The Flemish government, which runs the country’s Dutch-speaking region of Flanders, said it has commissioned the Royal Meteorological Institute to provide data on the drought to determine whether it could be considered an agricultural disaster.
“If that is the case, farmers will get financial compensation for the damage they suffered,” said government spokesman Bart Merckaert.
Flanders is also offering farmers the support of agricultural and water experts to give them advice on how to brave the drought.

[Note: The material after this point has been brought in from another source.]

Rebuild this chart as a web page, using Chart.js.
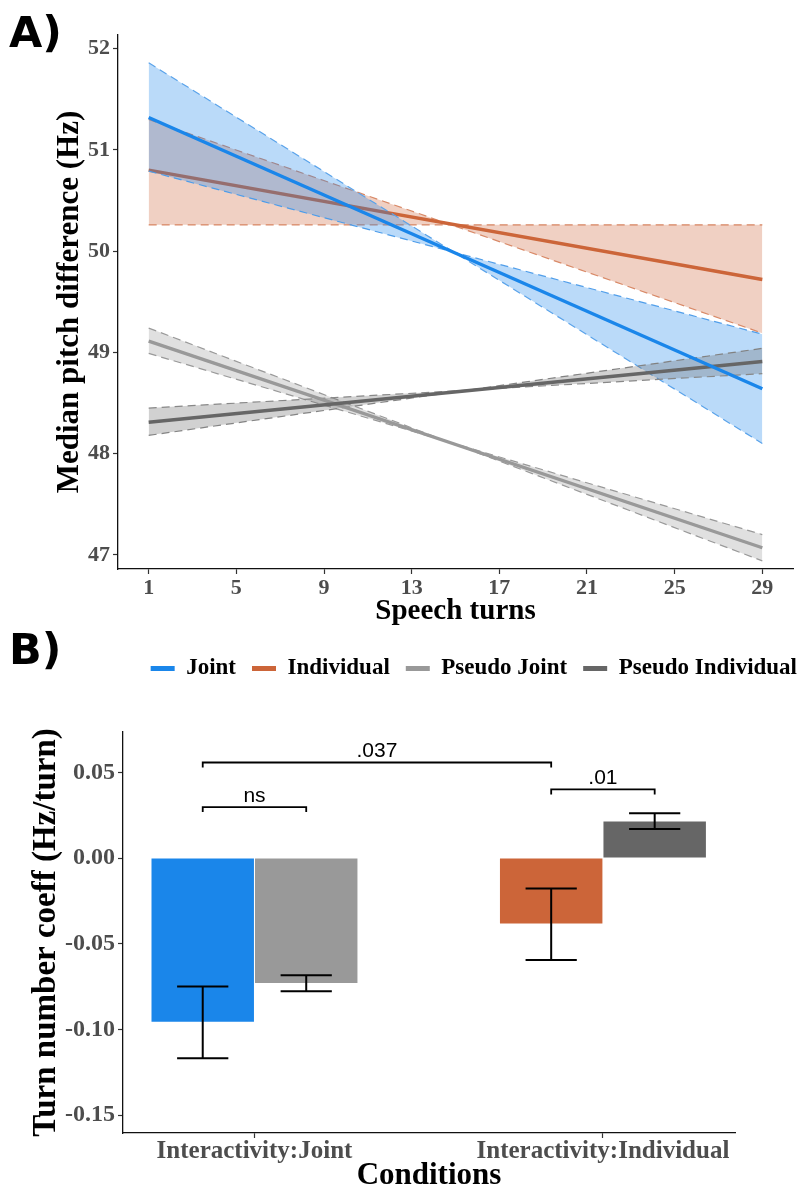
<!DOCTYPE html>
<html><head><meta charset="utf-8">
<script src="https://cdn.jsdelivr.net/npm/chart.js@4.4.1/dist/chart.umd.min.js"></script>
<style>
html,body{margin:0;padding:0;background:#fff;width:800px;height:1191px;overflow:hidden;}
#wa{position:absolute;left:0;top:0;width:800px;height:690px;}
#wb{position:absolute;left:0;top:690px;width:800px;height:501px;}
.pl{position:absolute;font-family:'DejaVu Sans';font-weight:bold;font-size:43px;line-height:1;color:#000;}
</style></head><body>
<div id="wa"><canvas id="ca" width="800" height="690"></canvas></div>
<div id="wb"><canvas id="cb" width="800" height="501"></canvas></div>
<div class="pl" style="left:9px;top:11px">A)</div>
<div class="pl" style="left:9px;top:628px">B)</div>
<script>
// ---------- Panel A data ----------
const turns = [1, 29];
const xTicksA = [1, 5, 9, 13, 17, 21, 25, 29];
const yTicksA = [47, 48, 49, 50, 51, 52];
const jointFit = [51.32, 48.64];
const jointCiA = [51.86, 48.10];
const jointCiB = [50.79, 49.18];
const indivFit = [50.80, 49.72];
const indivCiA = [51.30, 49.19];
const indivCiB = [50.26, 50.26];
const pJointFit = [49.11, 47.07];
const pJointCiA = [49.24, 46.94];
const pJointCiB = [48.99, 47.20];
const pIndivFit = [48.31, 48.91];
const pIndivCiA = [48.45, 48.79];
const pIndivCiB = [48.18, 49.04];
const seriesNames = ['Joint', 'Individual', 'Pseudo Joint', 'Pseudo Individual'];

// ---------- Panel B data ----------
const conditions = ['Interactivity:Joint', 'Interactivity:Individual'];
const yTicksB = [-0.15, -0.10, -0.05, 0.00, 0.05];
const realCoef = [-0.0955, -0.0382];
const realLo = [-0.1169, -0.0595];
const realHi = [-0.0750, -0.0177];
const pseudoCoef = [-0.0729, 0.0213];
const pseudoLo = [-0.0777, 0.0170];
const pseudoHi = [-0.0684, 0.0262];
const sigLabels = ['.037', 'ns', '.01'];
const sigY = [0.0558, 0.0298, 0.0401];

// ---------- styles ----------
const C = {
  joint: '#1a86ea', jointDash: '#5aa3ea', jointFill: 'rgba(26,134,234,0.30)',
  indiv: '#cc6539', indivDash: '#d98a68', indivFill: 'rgba(204,101,57,0.30)',
  pj: '#999999', pjDash: '#9a9a9a', pjFill: 'rgba(153,153,153,0.30)',
  pi: '#666666', piDash: '#888888', piFill: 'rgba(102,102,102,0.30)'
};
const SERIF = "'Liberation Serif', 'Times New Roman', serif";
const pts = ys => turns.map((t, i) => ({x: t, y: ys[i]}));
function fitLine(label, ys, color, rank) {
  return {label, data: pts(ys), borderColor: color, backgroundColor: color, borderWidth: 3.4,
    pointRadius: 0, fill: false, legendRank: rank, borderCapStyle: 'butt'};
}
function ciLine(ys, color, fillColor, target) {
  return {label: '', data: pts(ys), borderColor: color, borderWidth: 1.2, borderDash: [8, 5],
    pointRadius: 0, backgroundColor: fillColor, fill: target === undefined ? false : {target}};
}

// dataset 0 is drawn on top
const dsA = [
  fitLine(seriesNames[0], jointFit, C.joint, 0),            // 0
  fitLine(seriesNames[3], pIndivFit, C.pi, 3),              // 1
  fitLine(seriesNames[2], pJointFit, C.pj, 2),              // 2
  ciLine(pIndivCiA, C.piDash, C.piFill, 4),                 // 3
  ciLine(pIndivCiB, C.piDash, C.piFill),                    // 4
  ciLine(pJointCiA, C.pjDash, C.pjFill, 6),                 // 5
  ciLine(pJointCiB, C.pjDash, C.pjFill),                    // 6
  ciLine(jointCiA, C.jointDash, C.jointFill, 8),            // 7
  ciLine(jointCiB, C.jointDash, C.jointFill),               // 8
  fitLine(seriesNames[1], indivFit, C.indiv, 1),            // 9
  ciLine(indivCiA, C.indivDash, C.indivFill, 11),           // 10
  ciLine(indivCiB, C.indivDash, C.indivFill)                // 11
];

const legendShift = {
  id: 'legendShift',
  afterLayout(chart) {
    if (chart.legend) { chart.legend.left += 20; chart.legend.right += 20; }
  }
};

new Chart(document.getElementById('ca'), {
  type: 'line',
  data: {datasets: dsA},
  plugins: [legendShift],
  options: {
    responsive: false, animation: false, parsing: true,
    layout: {padding: {top: 35, right: 7, bottom: 0, left: 0}},
    plugins: {
      tooltip: {enabled: false},
      filler: {drawTime: 'beforeDatasetDraw', propagate: false},
      legend: {
        position: 'bottom', align: 'end',
        labels: {
          boxWidth: 24, boxHeight: 5, padding: 16, color: '#000',
          font: {family: SERIF, weight: 'bold', size: 23},
          generateLabels: chart => {
            const items = Chart.defaults.plugins.legend.labels.generateLabels(chart);
            const ds = chart.data.datasets;
            return items.filter(it => ds[it.datasetIndex].legendRank !== undefined)
              .sort((a, b) => ds[a.datasetIndex].legendRank - ds[b.datasetIndex].legendRank)
              .map(it => Object.assign(it, {fillStyle: ds[it.datasetIndex].borderColor,
                strokeStyle: 'rgba(0,0,0,0)', lineWidth: 0, lineDash: [], fontColor: '#000'}));
          }
        }
      }
    },
    scales: {
      x: {
        type: 'linear', min: -0.4, max: 30.4,
        afterBuildTicks: s => { s.ticks = xTicksA.map(v => ({value: v})); },
        afterFit: s => { s.height = 72; },
        grid: {offset: false, drawOnChartArea: false, drawTicks: true, tickLength: 5, tickColor: '#333', tickWidth: 1.2},
        border: {display: true, color: '#111', width: 1.3},
        ticks: {color: '#4d4d4d', padding: 3, maxRotation: 0, autoSkip: false,
          font: {family: SERIF, weight: 'bold', size: 22, lineHeight: 1}},
        title: {display: true, text: 'Speech turns', color: '#000',
          font: {family: SERIF, weight: 'bold', size: 29, lineHeight: 1.2}, padding: {top: 0, bottom: 12}}
      },
      y: {
        type: 'linear', min: 46.86, max: 52.135,
        afterBuildTicks: s => { s.ticks = yTicksA.map(v => ({value: v})); },
        afterFit: s => { s.width = 118; },
        grid: {drawOnChartArea: false, drawTicks: true, tickLength: 5, tickColor: '#333', tickWidth: 1.2},
        border: {display: true, color: '#111', width: 1.3},
        ticks: {color: '#4d4d4d', padding: 3,
          font: {family: SERIF, weight: 'bold', size: 22, lineHeight: 1}},
        title: {display: true, text: 'Median pitch difference (Hz)', color: '#000',
          font: {family: SERIF, weight: 'bold', size: 31, lineHeight: 1.2}, padding: {top: 51, bottom: 0}}
      }
    }
  }
});

// ---------- Panel B ----------
const errLo = [realLo, pseudoLo];
const errHi = [realHi, pseudoHi];
const sigFrom = [[0, 0], [0, 0], [0, 1]];
const sigTo = [[0, 1], [1, 0], [1, 1]];

const errPlugin = {
  id: 'errs',
  afterDatasetsDraw(chart) {
    const ctx = chart.ctx, ys = chart.scales.y;
    ctx.save();
    ctx.strokeStyle = '#000';
    ctx.lineWidth = 2;
    errLo.forEach((lo, d) => {
      chart.getDatasetMeta(d).data.forEach((bar, i) => {
        const x = bar.x, h = bar.width / 4;
        const y1 = ys.getPixelForValue(lo[i]), y2 = ys.getPixelForValue(errHi[d][i]);
        ctx.beginPath();
        ctx.moveTo(x, y1); ctx.lineTo(x, y2);
        ctx.moveTo(x - h, y1); ctx.lineTo(x + h, y1);
        ctx.moveTo(x - h, y2); ctx.lineTo(x + h, y2);
        ctx.stroke();
      });
    });
    ctx.lineWidth = 1.8;
    ctx.fillStyle = '#000';
    ctx.font = "21px 'Liberation Sans', Arial, sans-serif";
    ctx.textAlign = 'center';
    ctx.textBaseline = 'alphabetic';
    sigLabels.forEach((lab, k) => {
      const a = chart.getDatasetMeta(sigFrom[k][0]).data[sigFrom[k][1]];
      const b = chart.getDatasetMeta(sigTo[k][0]).data[sigTo[k][1]];
      const y = ys.getPixelForValue(sigY[k]);
      ctx.beginPath();
      ctx.moveTo(a.x, y + 5); ctx.lineTo(a.x, y); ctx.lineTo(b.x, y); ctx.lineTo(b.x, y + 5);
      ctx.stroke();
      ctx.fillText(lab, (a.x + b.x) / 2, y - 5);
    });
    ctx.restore();
  }
};

new Chart(document.getElementById('cb'), {
  type: 'bar',
  data: {
    datasets: [
      {label: 'Interaction', data: [1, 2].map((x, i) => ({x, y: realCoef[i]})),
        backgroundColor: [C.joint, C.indiv], borderWidth: 0},
      {label: 'Pseudo', data: [1, 2].map((x, i) => ({x, y: pseudoCoef[i]})),
        backgroundColor: [C.pj, C.pi], borderWidth: 0}
    ]
  },
  plugins: [errPlugin],
  options: {
    responsive: false, animation: false,
    categoryPercentage: 0.594, barPercentage: 0.99,
    layout: {padding: {top: 42, right: 65, bottom: 0, left: 0}},
    plugins: {legend: {display: false}, tooltip: {enabled: false}},
    scales: {
      x: {
        type: 'linear', min: 0.6227, max: 2.379, offset: false,
        afterBuildTicks: s => { s.ticks = [1, 2].map(v => ({value: v})); },
        afterFit: s => { s.height = 58; },
        grid: {offset: false, drawOnChartArea: false, drawTicks: true, tickLength: 5, tickColor: '#333', tickWidth: 1.2},
        border: {display: true, color: '#111', width: 1.3},
        ticks: {color: '#4d4d4d', padding: 1, maxRotation: 0, autoSkip: false,
          font: {family: SERIF, weight: 'bold', size: 25, lineHeight: 1},
          callback: v => conditions[Math.round(v) - 1]},
        title: {display: true, text: 'Conditions', color: '#000',
          font: {family: SERIF, weight: 'bold', size: 31, lineHeight: 1}, padding: {top: 0, bottom: 0}}
      },
      y: {
        type: 'linear', min: -0.1605, max: 0.0736,
        afterBuildTicks: s => { s.ticks = yTicksB.map(v => ({value: v})); },
        afterFit: s => { s.width = 123; },
        grid: {drawOnChartArea: false, drawTicks: true, tickLength: 5, tickColor: '#333', tickWidth: 1.2},
        border: {display: true, color: '#111', width: 1.3},
        ticks: {color: '#4d4d4d', padding: 3,
          font: {family: SERIF, weight: 'bold', size: 24, lineHeight: 1},
          callback: v => v.toFixed(2)},
        title: {display: true, text: 'Turn number coeff (Hz/turn)', color: '#000',
          font: {family: SERIF, weight: 'bold', size: 33, lineHeight: 1}, padding: {top: 30, bottom: 0}}
      }
    }
  }
});
</script>
</body></html>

Jean-Pascal van Ypersele, one of Belgium’s most prominent climate scientists, said farmers and policymakers will have to learn how to manage hotter, drier summers, as they become the new normal in Europe due to climate change.

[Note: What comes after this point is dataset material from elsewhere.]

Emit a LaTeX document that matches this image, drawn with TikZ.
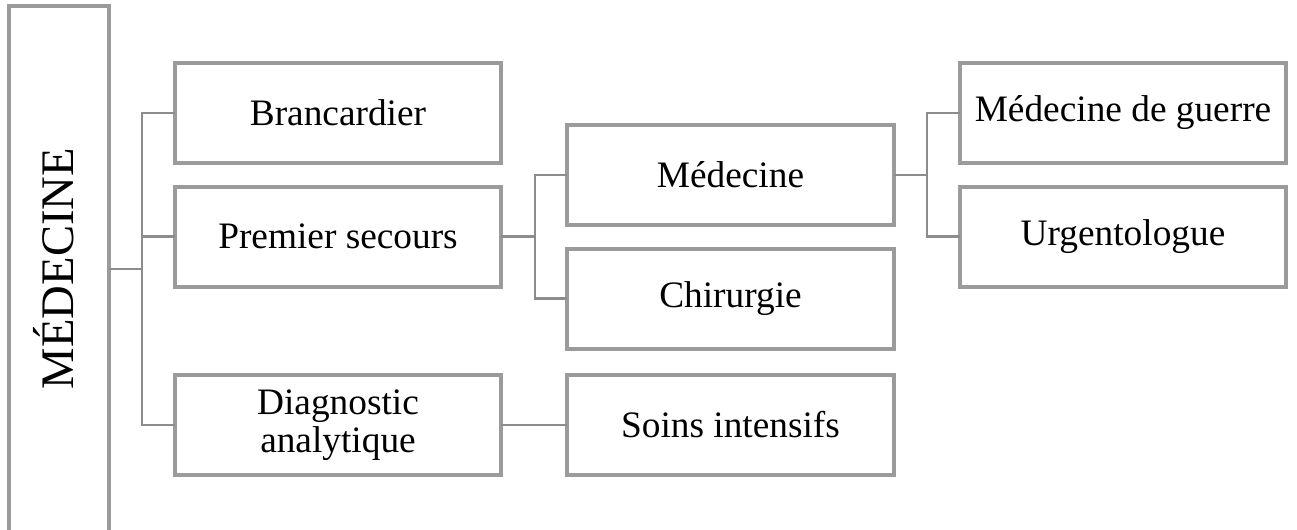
\documentclass[tikz,border=0pt]{standalone}
\usepackage{fontspec}
\setmainfont{Liberation Serif}
\definecolor{boxgray}{RGB}{155,155,155}
\definecolor{linegray}{RGB}{140,140,140}
\begin{document}
\begin{tikzpicture}[x=0.75pt,y=-0.75pt,
  box/.style={draw=boxgray,line width=3pt,rectangle,minimum width=245pt,minimum height=75pt,outer sep=0pt,inner sep=0pt,align=center,font=\fontsize{28}{28}\selectfont},
  titlebox/.style={draw=boxgray,line width=3pt,rectangle,minimum width=75pt,minimum height=450pt,outer sep=0pt},
  link/.style={draw=linegray,line width=2.2pt}]
\useasboundingbox (0,0) rectangle (1297,529);
\begin{scope}
\clip (0,0) rectangle (1297,529);
\node[titlebox] (title) at (59,306) {};
\end{scope}
\node[rotate=90,anchor=base,font=\fontsize{35}{35}\selectfont] (titletext) at (73,268.5) {MÉDECINE};
\node[box] (brancardier) at (338,113) {Brancardier};
\node[box] (premier) at (338,236.5) {Premier secours};
\node[box] (diagnostic) at (338,425) {Diagnostic\\analytique};
\node[box] (medecine) at (730.5,175) {Médecine};
\node[box] (chirurgie) at (730.5,298.5) {Chirurgie};
\node[box] (soins) at (730.5,425) {Soins intensifs};
\node[box] (guerre) at (1123,113) {Médecine de guerre};
\node[box] (urgento) at (1123,236.5) {Urgentologue};
\coordinate (tj) at (142,269);
\coordinate (pj) at (535,236.5);
\coordinate (mj) at (927,175);
\draw[link] (title.east |- tj) -- (tj);
\draw[link] (brancardier.west) -| (tj) |- (diagnostic.west);
\draw[link] (premier.west) -- (premier.west -| tj);
\draw[link] (premier.east) -- (pj);
\draw[link] (medecine.west) -| (pj) |- (chirurgie.west);
\draw[link] (medecine.east) -- (mj);
\draw[link] (guerre.west) -| (mj) |- (urgento.west);
\draw[link] (diagnostic.east) -- (soins.west);
\end{tikzpicture}
\end{document}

“We’re heading towards more summers like this one, which will be increasingly hot and dry and towards winters that are slightly warmer but wetter,” Van Ypersele said. “The water distribution will be different and this will have consequences for agriculture, including the burning of some crops because of the heat.”
Van Ypersele, who teaches at the University of Louvain, said governments, including the European Commission, aren’t putting enough effort into making policies that tackle the problems climate change brings.
“In Europe, there is a lack of preparedness for the severity of climate events such as the heat wave,” he said. “It is possible to have a more resilient agricultural system but it takes planning, scientific research and the political will to implement the results of that research, which there isn’t enough of in my view.”
Back on his farm in Wilsele, Johan Geleyns said he’s frustrated that there is nothing he can do to save his crops. He said it is Europe’s job to lead the world in the fight against climate change, especially after the shift in U.S. policy on the issue.
“You need to tell your President Donald Trump,” he said, mistaking this reporter’s Canadian lilt for an American accent. “Climate change is real and it’s here.”